Three separate crews of astronauts lived and worked aboard Skylab, demonstrating how the human body adapted to long duration missions, operating telescopes beyond the distortion of Earth’s atmosphere, and conducting scientific experiments in the unique conditions of low-Earth orbit. Credit: NASA
NASA worked at a furious pace to develop the repairs that would protect Skylab from the intense heat of the Sun and allow it to generate enough power for crews to conduct the full slate of experiments. The first crew was delayed 10 days as NASA practiced the repairs. The first crew to visit Skylab—Commander Charles C. Conrad Jr., pilot Paul J. Weitz, and scientist Joseph Kerwin—successfully completed the repairs, then conducted 392 hours of experiments, took roughly 29,000 images of the Sun, orbited Earth 404 times, and performed three EVAs totaling six hours and 20 minutes. The mission was a success.

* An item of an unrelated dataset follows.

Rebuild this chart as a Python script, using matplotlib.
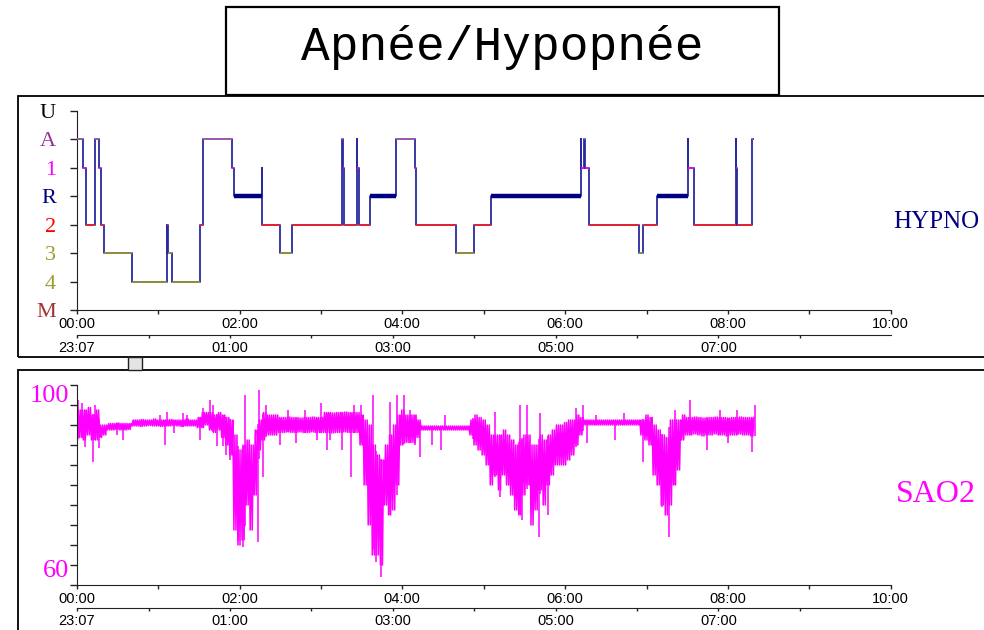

Three crews spent a total of 171 days aboard Skylab, photographing solar flares and coronal mass ejections, gathering important data about the effects of long-term space missions on the human body, and proving that humans could not only visit space, but live in it.
“Skylab was deliberately conceived as not a long-duration space station,” Thompson said. “There were never any plans to resupply the propellants, to carry it beyond the three missions that were planned. The way Skylab was left on orbit and then decayed and burned up was exactly the plan. It was a one-shot adventure, and that’s the way it had to be.”